Viktor Frankl dalam teorinya menekankan pentingnya pencarian makna dalam hidup manusia, khususnya melalui pengalaman yang melibatkan kreativitas dan ekspresi diri. Dalam bukunya, Man’s Search for Meaning (1946), Frankl mengungkapkan bahwa manusia menemukan makna dalam hidupnya melalui tindakan dan penciptaan.

Seni, sebagai bentuk ekspresi kreatif, adalah salah satu saluran yang memungkinkan individu untuk mengungkapkan pemahaman mereka tentang dunia, tantangan hidup, dan tujuan mereka. Karya seni, seperti instalasi Budi Haryawan, memungkinkan kita untuk berinteraksi dengan makna-makna ini secara langsung, menggugah kesadaran kita tentang perjalanan hidup, dan mendorong kita untuk mencari makna dalam kehidupan kita sendiri.

Sedangkan karya seni Sebagai media refleksi, dimana seni mendorong kita untuk mempertanyakan makna hidup dan keberadaan kita di dunia ini.

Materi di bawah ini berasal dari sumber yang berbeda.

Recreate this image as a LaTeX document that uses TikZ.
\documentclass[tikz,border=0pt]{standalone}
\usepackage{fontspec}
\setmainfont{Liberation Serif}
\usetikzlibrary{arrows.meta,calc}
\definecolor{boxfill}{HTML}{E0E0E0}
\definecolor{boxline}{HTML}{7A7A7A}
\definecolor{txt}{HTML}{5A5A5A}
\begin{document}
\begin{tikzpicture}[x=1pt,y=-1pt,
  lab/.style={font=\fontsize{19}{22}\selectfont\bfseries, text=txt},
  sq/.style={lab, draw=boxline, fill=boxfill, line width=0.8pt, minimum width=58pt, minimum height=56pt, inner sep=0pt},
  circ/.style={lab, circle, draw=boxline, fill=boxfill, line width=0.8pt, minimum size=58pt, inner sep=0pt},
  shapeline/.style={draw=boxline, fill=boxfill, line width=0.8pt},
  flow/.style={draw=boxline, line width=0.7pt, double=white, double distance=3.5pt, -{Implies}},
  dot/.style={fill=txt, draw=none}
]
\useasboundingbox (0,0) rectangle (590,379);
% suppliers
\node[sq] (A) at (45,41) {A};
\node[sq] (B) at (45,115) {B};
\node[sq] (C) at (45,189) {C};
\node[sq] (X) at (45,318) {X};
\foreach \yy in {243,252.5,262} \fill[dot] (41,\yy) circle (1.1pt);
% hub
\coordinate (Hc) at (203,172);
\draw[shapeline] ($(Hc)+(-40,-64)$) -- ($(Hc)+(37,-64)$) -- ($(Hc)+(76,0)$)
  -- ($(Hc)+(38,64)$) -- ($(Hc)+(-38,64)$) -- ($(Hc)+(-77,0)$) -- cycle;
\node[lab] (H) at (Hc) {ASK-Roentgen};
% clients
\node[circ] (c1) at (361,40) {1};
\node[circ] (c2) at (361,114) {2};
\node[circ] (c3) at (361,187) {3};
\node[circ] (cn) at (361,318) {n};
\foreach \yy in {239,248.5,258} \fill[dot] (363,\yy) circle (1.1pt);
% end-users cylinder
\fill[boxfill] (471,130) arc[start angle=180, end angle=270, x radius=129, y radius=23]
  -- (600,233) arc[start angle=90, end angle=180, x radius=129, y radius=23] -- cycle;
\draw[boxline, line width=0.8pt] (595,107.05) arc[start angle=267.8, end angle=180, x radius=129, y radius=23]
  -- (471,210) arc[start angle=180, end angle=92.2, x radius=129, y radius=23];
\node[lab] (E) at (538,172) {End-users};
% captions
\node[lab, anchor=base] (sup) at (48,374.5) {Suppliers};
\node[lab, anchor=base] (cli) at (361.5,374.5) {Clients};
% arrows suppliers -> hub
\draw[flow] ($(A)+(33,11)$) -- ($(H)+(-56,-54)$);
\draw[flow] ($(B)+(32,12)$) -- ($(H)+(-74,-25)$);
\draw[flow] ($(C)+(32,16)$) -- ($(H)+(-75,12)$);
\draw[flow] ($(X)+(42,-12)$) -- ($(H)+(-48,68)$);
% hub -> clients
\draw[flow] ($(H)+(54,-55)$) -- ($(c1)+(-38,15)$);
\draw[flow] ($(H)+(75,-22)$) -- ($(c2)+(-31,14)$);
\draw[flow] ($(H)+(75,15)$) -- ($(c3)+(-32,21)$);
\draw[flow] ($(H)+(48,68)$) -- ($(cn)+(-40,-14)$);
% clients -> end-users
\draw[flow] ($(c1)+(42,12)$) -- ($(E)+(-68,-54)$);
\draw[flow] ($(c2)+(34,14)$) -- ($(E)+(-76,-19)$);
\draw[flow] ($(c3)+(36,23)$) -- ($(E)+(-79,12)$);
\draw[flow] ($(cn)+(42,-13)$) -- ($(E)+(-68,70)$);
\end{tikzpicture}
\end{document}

Setiap karya seni mengundang kita untuk merenung, menggali makna yang lebih dalam, dan mengeksplorasi identitas pribadi dan kolektif. Karya seni seperti instalasi budi haryawan yang menghubungkan peradaban manusia purba dengan dunia modern, berfungsi sebagai cermin yang memantulkan refleksi sosial dan budaya.

Maka melalui seni, kita dapat meresapi perjalanan hidup kita sendiri, memperhatikan jejak yang telah kita buat, dan memikirkan warisan yang akan kita tinggalkan bagi generasi mendatang. Demikian, karya seni bukan hanya tentang menciptakan keindahan, tetapi juga tentang membangkitkan kesadaran dan memperkaya pemahaman kita terhadap dunia yang lebih luas, baik itu dalam konteks sejarah, budaya, maupun kehidupan pribadi kita.

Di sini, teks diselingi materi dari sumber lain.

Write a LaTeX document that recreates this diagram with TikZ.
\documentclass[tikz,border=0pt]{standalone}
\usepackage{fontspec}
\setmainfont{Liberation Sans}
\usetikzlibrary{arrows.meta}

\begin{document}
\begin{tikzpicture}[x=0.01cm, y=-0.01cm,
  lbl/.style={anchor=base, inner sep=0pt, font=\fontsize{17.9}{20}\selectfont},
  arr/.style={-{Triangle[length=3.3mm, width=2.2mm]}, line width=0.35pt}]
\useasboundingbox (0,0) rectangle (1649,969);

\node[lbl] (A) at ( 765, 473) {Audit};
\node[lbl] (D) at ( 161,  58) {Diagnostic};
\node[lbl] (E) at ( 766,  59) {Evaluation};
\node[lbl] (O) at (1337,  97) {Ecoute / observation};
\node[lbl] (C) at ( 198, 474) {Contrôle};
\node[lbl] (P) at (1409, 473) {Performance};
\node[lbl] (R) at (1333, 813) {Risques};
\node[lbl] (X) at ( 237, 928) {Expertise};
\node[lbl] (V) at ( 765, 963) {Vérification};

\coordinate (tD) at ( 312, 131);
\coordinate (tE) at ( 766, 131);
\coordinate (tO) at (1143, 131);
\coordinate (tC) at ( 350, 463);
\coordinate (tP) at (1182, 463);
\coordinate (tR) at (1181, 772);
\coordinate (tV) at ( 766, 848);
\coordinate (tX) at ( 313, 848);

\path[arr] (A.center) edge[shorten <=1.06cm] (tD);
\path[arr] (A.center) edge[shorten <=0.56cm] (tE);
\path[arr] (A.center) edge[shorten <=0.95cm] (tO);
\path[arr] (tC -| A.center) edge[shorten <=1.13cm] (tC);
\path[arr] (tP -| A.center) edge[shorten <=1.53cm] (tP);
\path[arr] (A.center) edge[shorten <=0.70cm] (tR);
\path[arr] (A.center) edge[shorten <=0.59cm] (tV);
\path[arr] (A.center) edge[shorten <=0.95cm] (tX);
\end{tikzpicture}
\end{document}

Refleksi tentang perjalanan hidup dan warisan yang ditinggalkan

Setiap manusia, seperti halnya manusia purba di Gua Leang-Leang atau karya seni instalasi Budi Haryawan, meninggalkan jejaknya di dunia. Jejak-jejak ini menjadi tanda bahwa kita ada, dan bahwa perjalanan hidup kita berkontribusi pada peradaban yang ada.

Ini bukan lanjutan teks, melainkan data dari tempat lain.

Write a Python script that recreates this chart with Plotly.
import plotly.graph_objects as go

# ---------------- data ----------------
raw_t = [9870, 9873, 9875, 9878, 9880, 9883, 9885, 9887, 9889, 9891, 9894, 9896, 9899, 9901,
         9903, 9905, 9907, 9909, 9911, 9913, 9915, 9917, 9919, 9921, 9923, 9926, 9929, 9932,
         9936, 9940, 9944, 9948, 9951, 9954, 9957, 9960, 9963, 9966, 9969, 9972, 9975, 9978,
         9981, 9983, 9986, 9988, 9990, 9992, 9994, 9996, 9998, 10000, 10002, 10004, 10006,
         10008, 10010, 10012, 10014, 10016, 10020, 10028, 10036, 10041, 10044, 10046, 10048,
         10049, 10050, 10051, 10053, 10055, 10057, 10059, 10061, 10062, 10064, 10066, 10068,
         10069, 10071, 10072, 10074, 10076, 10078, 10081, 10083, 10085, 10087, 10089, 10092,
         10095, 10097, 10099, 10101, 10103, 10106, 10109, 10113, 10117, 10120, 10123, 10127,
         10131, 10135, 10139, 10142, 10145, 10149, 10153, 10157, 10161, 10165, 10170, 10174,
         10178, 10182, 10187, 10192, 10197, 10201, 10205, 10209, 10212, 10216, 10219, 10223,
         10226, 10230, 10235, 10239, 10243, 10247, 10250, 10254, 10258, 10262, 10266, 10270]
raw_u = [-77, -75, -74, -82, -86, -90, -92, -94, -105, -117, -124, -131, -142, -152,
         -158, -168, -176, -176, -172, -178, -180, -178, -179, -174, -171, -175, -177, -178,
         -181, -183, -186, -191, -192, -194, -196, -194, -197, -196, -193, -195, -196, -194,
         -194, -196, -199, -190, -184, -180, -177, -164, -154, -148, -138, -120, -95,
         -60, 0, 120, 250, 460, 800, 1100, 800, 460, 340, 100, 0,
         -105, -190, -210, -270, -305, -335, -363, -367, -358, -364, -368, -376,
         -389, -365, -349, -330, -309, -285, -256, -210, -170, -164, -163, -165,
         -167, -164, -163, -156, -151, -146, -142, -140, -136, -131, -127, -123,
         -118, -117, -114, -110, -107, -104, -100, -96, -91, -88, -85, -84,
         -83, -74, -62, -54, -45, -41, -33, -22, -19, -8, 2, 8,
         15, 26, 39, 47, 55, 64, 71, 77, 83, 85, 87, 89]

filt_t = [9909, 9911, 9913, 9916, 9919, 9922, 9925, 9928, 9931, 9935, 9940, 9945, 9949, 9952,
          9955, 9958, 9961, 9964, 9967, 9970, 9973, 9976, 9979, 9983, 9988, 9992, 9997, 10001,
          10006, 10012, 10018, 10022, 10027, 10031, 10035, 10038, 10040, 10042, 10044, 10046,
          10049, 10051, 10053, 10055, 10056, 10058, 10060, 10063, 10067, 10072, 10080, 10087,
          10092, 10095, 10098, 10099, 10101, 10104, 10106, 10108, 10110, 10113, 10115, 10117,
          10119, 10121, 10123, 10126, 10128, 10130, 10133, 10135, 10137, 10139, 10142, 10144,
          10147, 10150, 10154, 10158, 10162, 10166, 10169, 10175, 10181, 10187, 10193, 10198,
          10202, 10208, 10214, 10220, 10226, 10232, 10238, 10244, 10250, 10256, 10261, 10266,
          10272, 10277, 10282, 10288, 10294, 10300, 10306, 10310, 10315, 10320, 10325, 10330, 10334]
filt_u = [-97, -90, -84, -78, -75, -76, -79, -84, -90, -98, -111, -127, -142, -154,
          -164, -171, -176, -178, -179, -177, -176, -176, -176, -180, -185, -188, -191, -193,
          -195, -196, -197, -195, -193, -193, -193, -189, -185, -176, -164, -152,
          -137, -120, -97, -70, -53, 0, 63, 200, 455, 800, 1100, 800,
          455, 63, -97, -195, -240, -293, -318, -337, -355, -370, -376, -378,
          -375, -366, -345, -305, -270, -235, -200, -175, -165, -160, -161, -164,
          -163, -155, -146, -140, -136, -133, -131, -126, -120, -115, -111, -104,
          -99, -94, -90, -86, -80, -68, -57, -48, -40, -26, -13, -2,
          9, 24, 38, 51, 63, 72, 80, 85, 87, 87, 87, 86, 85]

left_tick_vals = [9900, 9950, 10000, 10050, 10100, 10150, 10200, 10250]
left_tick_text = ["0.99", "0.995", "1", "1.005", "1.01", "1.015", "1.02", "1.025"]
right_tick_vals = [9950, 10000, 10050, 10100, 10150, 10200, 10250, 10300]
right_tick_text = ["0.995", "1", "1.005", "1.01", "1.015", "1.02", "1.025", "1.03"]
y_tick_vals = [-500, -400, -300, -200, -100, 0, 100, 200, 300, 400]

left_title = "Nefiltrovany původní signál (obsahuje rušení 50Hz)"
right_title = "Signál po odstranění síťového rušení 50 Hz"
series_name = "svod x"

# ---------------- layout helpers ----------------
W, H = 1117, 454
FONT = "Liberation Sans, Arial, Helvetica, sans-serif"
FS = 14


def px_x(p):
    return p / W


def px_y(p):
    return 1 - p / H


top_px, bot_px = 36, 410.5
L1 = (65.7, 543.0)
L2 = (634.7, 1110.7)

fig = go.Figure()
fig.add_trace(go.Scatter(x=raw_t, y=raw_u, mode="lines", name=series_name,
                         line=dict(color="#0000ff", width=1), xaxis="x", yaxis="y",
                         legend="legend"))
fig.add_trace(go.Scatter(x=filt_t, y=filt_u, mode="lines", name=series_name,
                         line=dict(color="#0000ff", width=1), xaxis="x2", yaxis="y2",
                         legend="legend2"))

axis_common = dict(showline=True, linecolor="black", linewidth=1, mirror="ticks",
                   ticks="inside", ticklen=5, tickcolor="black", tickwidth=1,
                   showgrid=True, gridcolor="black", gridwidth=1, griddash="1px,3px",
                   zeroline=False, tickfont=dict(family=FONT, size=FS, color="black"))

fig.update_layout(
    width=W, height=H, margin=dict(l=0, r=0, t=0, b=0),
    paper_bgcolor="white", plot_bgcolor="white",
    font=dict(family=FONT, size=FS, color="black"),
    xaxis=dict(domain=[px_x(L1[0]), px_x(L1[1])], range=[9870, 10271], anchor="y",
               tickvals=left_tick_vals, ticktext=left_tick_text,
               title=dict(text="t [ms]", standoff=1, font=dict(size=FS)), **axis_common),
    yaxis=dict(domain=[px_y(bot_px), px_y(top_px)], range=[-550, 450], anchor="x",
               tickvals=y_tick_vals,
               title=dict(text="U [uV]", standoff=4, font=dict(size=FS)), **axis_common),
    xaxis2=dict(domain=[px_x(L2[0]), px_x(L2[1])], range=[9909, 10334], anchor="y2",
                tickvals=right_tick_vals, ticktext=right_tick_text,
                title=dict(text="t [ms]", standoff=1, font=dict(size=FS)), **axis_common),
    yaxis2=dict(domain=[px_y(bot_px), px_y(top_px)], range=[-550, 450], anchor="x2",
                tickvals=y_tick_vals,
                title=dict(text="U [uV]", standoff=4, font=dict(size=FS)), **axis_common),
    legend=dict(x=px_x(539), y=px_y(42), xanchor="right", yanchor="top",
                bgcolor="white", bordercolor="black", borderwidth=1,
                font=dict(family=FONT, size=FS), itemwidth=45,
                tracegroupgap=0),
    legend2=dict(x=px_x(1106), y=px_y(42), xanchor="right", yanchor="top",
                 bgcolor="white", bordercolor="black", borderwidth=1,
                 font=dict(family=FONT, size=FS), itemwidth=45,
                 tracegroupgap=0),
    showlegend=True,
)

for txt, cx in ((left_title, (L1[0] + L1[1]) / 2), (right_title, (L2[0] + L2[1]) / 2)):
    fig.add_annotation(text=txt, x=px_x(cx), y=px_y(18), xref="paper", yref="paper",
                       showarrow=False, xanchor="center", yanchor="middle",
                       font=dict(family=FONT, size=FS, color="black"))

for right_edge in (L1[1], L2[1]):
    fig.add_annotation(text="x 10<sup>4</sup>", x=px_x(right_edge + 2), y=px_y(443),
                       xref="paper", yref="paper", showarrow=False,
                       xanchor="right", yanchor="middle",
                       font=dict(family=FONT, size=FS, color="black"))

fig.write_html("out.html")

Maka, pertanyaan besar bagi kita adalah, apakah kita akan menjadi seperti mereka, yang meninggalkan jejak peradaban yang masih ada hingga kini? Jejak apa yang dapat kita titipkan, yang akan bertahan sepanjang waktu, seperti jejak tangan di gua atau keindahan rumah gua yang masih ada sampai sekarang? Apakah jejak yang kita tinggalkan akan bermanfaat bagi peradaban berikutnya?

Sebagaimana karya seni Budi Haryawan, kita diingatkan bahwa setiap perjalanan hidup, sebesar apapun itu, akan membentuk warisan yang dapat dilihat oleh generasi yang akan datang. Kita memiliki pilihan untuk menciptakan jejak yang penuh makna, bukan hanya untuk diri kita sendiri, tetapi juga untuk dunia yang kita tinggalkan.

Erving Goffman, dalam bukunya The Presentation of Self in Everyday Life (1959), mengungkapkan bahwa identitas manusia dibentuk melalui interaksi sosial dan merupakan cermin dari bagaimana kita berinteraksi dengan orang lain, budaya, dan lingkungan sekitar. Seperti jejak di Gua Leang-Leang, identitas kita terbentuk melalui pengalaman dan interaksi dengan dunia di sekitar kita.

Karya seni Budi Haryawan, dengan simbolisme yang kuat tentang perjalanan hidup dan peradaban, mengajak kita untuk lebih sadar akan identitas kita yang terus berkembang serta dampaknya terhadap generasi yang akan datang. Sebagaimana jejak-jejak yang ditinggalkan oleh manusia purba, kita pun memiliki kesempatan untuk meninggalkan warisan yang akan dikenang dan memberi dampak positif bagi peradaban masa depan.

Arendt dalam esainya Truth and Politich (1967) berargumen bahwa kebenaran faktual, hal-hal benar-benar terjadi sangatlah rapuh, fakta saja tidak selalu cukup untuk menggerakkan atau memberikan pemahaman yang utuh karena manusia sangat dipengaruhi oleh narasi, ideologi, dan persepsi. Dalam hal ini, narasi yang kita bangun melalui tindakan dan jejak yang kita tinggalkan menjadi sangat penting.

Jejak yang kita ciptakan bukan hanya sekadar fakta, tetapi sebuah cerita yang memberi makna lebih dalam bagi peradaban berikutnya. Narasi tentang siapa kita, apa yang kita tinggalkan, dan bagaimana kita berinteraksi dengan dunia ini akan terus berkembang dan membentuk pemahaman baru bagi generasi yang akan datang.